>> Begin

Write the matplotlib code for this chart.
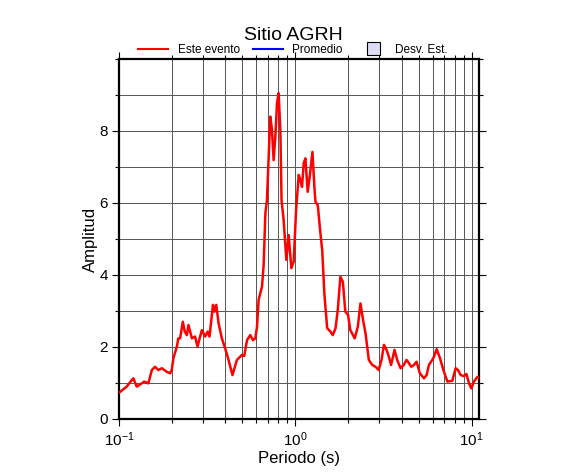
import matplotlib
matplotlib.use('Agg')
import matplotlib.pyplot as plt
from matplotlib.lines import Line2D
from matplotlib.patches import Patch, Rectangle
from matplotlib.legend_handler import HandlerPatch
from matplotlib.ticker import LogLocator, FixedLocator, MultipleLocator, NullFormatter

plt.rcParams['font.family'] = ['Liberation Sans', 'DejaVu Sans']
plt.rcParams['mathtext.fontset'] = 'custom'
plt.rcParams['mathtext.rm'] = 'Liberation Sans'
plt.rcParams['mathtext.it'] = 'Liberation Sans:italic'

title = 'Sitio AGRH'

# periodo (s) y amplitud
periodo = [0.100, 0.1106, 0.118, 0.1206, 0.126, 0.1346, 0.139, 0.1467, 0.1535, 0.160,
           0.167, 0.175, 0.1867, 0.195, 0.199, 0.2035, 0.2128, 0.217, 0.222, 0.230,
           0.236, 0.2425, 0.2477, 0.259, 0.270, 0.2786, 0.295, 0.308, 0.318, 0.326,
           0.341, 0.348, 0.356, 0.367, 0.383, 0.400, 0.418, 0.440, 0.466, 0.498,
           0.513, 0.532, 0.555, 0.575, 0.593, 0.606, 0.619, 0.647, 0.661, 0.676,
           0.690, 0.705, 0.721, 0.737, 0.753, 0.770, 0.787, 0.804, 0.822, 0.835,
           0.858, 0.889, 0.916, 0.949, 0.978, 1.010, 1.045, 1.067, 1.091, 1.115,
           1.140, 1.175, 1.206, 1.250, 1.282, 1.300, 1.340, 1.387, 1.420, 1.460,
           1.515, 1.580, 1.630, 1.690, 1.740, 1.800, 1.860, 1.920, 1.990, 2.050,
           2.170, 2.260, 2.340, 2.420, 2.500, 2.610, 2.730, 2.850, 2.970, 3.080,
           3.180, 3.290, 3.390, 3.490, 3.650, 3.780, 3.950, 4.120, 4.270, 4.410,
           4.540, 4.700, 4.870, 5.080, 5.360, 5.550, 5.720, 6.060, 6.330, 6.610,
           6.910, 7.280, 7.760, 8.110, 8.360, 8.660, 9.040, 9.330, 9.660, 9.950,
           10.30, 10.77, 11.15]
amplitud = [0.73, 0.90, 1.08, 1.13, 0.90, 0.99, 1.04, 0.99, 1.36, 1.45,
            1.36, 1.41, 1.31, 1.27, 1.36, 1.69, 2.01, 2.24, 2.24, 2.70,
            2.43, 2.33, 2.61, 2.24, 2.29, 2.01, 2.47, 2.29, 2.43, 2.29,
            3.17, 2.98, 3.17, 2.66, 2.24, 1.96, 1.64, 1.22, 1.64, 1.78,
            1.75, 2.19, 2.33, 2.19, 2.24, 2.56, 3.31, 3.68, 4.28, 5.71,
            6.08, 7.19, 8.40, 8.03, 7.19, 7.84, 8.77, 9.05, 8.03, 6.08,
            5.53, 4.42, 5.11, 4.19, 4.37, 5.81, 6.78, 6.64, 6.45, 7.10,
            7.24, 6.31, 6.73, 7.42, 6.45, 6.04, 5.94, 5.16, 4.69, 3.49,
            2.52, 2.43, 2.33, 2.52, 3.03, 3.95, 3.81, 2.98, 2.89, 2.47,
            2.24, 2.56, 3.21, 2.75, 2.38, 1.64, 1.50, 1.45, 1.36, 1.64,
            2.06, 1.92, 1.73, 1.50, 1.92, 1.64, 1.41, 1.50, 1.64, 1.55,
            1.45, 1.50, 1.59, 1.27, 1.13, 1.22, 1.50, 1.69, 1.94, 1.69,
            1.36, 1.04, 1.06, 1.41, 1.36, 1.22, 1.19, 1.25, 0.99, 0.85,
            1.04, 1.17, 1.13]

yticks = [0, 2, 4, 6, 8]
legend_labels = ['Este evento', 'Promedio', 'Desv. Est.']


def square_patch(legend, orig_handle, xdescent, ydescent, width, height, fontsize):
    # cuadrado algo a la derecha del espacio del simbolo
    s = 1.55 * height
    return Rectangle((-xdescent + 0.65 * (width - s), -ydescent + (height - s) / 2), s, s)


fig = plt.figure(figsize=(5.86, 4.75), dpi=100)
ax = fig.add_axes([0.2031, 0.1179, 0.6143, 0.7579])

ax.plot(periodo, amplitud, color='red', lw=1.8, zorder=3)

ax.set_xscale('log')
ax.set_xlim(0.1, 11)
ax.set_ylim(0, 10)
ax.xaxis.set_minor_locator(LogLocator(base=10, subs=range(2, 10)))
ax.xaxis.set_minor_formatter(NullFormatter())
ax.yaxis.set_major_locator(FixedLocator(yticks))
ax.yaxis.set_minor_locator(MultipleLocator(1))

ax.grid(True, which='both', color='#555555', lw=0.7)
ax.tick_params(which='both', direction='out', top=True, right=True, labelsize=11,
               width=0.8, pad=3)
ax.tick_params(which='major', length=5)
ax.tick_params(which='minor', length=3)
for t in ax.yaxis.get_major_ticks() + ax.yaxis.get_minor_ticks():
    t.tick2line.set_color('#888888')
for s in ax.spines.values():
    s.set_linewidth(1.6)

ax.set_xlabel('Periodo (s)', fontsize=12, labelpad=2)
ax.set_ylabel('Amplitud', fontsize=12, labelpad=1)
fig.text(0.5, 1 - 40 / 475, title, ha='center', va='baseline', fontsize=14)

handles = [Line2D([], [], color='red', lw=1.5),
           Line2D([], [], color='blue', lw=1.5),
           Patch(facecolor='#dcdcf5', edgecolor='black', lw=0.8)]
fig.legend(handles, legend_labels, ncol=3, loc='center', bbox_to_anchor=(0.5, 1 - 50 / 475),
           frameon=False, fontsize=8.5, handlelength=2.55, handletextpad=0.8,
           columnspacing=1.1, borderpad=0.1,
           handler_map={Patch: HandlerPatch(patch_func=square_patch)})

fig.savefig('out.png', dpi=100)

>> End

WHAT YOU ARE ASKED TO DO: The listing above needs to be output again exactly. Don't include the pictures.

SOLUTION TO THIS EXERCISE:
Write the matplotlib code for this chart.
import matplotlib
matplotlib.use('Agg')
import matplotlib.pyplot as plt
from matplotlib.lines import Line2D
from matplotlib.patches import Patch, Rectangle
from matplotlib.legend_handler import HandlerPatch
from matplotlib.ticker import LogLocator, FixedLocator, MultipleLocator, NullFormatter

plt.rcParams['font.family'] = ['Liberation Sans', 'DejaVu Sans']
plt.rcParams['mathtext.fontset'] = 'custom'
plt.rcParams['mathtext.rm'] = 'Liberation Sans'
plt.rcParams['mathtext.it'] = 'Liberation Sans:italic'

title = 'Sitio AGRH'

# periodo (s) y amplitud
periodo = [0.100, 0.1106, 0.118, 0.1206, 0.126, 0.1346, 0.139, 0.1467, 0.1535, 0.160,
           0.167, 0.175, 0.1867, 0.195, 0.199, 0.2035, 0.2128, 0.217, 0.222, 0.230,
           0.236, 0.2425, 0.2477, 0.259, 0.270, 0.2786, 0.295, 0.308, 0.318, 0.326,
           0.341, 0.348, 0.356, 0.367, 0.383, 0.400, 0.418, 0.440, 0.466, 0.498,
           0.513, 0.532, 0.555, 0.575, 0.593, 0.606, 0.619, 0.647, 0.661, 0.676,
           0.690, 0.705, 0.721, 0.737, 0.753, 0.770, 0.787, 0.804, 0.822, 0.835,
           0.858, 0.889, 0.916, 0.949, 0.978, 1.010, 1.045, 1.067, 1.091, 1.115,
           1.140, 1.175, 1.206, 1.250, 1.282, 1.300, 1.340, 1.387, 1.420, 1.460,
           1.515, 1.580, 1.630, 1.690, 1.740, 1.800, 1.860, 1.920, 1.990, 2.050,
           2.170, 2.260, 2.340, 2.420, 2.500, 2.610, 2.730, 2.850, 2.970, 3.080,
           3.180, 3.290, 3.390, 3.490, 3.650, 3.780, 3.950, 4.120, 4.270, 4.410,
           4.540, 4.700, 4.870, 5.080, 5.360, 5.550, 5.720, 6.060, 6.330, 6.610,
           6.910, 7.280, 7.760, 8.110, 8.360, 8.660, 9.040, 9.330, 9.660, 9.950,
           10.30, 10.77, 11.15]
amplitud = [0.73, 0.90, 1.08, 1.13, 0.90, 0.99, 1.04, 0.99, 1.36, 1.45,
            1.36, 1.41, 1.31, 1.27, 1.36, 1.69, 2.01, 2.24, 2.24, 2.70,
            2.43, 2.33, 2.61, 2.24, 2.29, 2.01, 2.47, 2.29, 2.43, 2.29,
            3.17, 2.98, 3.17, 2.66, 2.24, 1.96, 1.64, 1.22, 1.64, 1.78,
            1.75, 2.19, 2.33, 2.19, 2.24, 2.56, 3.31, 3.68, 4.28, 5.71,
            6.08, 7.19, 8.40, 8.03, 7.19, 7.84, 8.77, 9.05, 8.03, 6.08,
            5.53, 4.42, 5.11, 4.19, 4.37, 5.81, 6.78, 6.64, 6.45, 7.10,
            7.24, 6.31, 6.73, 7.42, 6.45, 6.04, 5.94, 5.16, 4.69, 3.49,
            2.52, 2.43, 2.33, 2.52, 3.03, 3.95, 3.81, 2.98, 2.89, 2.47,
            2.24, 2.56, 3.21, 2.75, 2.38, 1.64, 1.50, 1.45, 1.36, 1.64,
            2.06, 1.92, 1.73, 1.50, 1.92, 1.64, 1.41, 1.50, 1.64, 1.55,
            1.45, 1.50, 1.59, 1.27, 1.13, 1.22, 1.50, 1.69, 1.94, 1.69,
            1.36, 1.04, 1.06, 1.41, 1.36, 1.22, 1.19, 1.25, 0.99, 0.85,
            1.04, 1.17, 1.13]

yticks = [0, 2, 4, 6, 8]
legend_labels = ['Este evento', 'Promedio', 'Desv. Est.']


def square_patch(legend, orig_handle, xdescent, ydescent, width, height, fontsize):
    # cuadrado algo a la derecha del espacio del simbolo
    s = 1.55 * height
    return Rectangle((-xdescent + 0.65 * (width - s), -ydescent + (height - s) / 2), s, s)


fig = plt.figure(figsize=(5.86, 4.75), dpi=100)
ax = fig.add_axes([0.2031, 0.1179, 0.6143, 0.7579])

ax.plot(periodo, amplitud, color='red', lw=1.8, zorder=3)

ax.set_xscale('log')
ax.set_xlim(0.1, 11)
ax.set_ylim(0, 10)
ax.xaxis.set_minor_locator(LogLocator(base=10, subs=range(2, 10)))
ax.xaxis.set_minor_formatter(NullFormatter())
ax.yaxis.set_major_locator(FixedLocator(yticks))
ax.yaxis.set_minor_locator(MultipleLocator(1))

ax.grid(True, which='both', color='#555555', lw=0.7)
ax.tick_params(which='both', direction='out', top=True, right=True, labelsize=11,
               width=0.8, pad=3)
ax.tick_params(which='major', length=5)
ax.tick_params(which='minor', length=3)
for t in ax.yaxis.get_major_ticks() + ax.yaxis.get_minor_ticks():
    t.tick2line.set_color('#888888')
for s in ax.spines.values():
    s.set_linewidth(1.6)

ax.set_xlabel('Periodo (s)', fontsize=12, labelpad=2)
ax.set_ylabel('Amplitud', fontsize=12, labelpad=1)
fig.text(0.5, 1 - 40 / 475, title, ha='center', va='baseline', fontsize=14)

handles = [Line2D([], [], color='red', lw=1.5),
           Line2D([], [], color='blue', lw=1.5),
           Patch(facecolor='#dcdcf5', edgecolor='black', lw=0.8)]
fig.legend(handles, legend_labels, ncol=3, loc='center', bbox_to_anchor=(0.5, 1 - 50 / 475),
           frameon=False, fontsize=8.5, handlelength=2.55, handletextpad=0.8,
           columnspacing=1.1, borderpad=0.1,
           handler_map={Patch: HandlerPatch(patch_func=square_patch)})

fig.savefig('out.png', dpi=100)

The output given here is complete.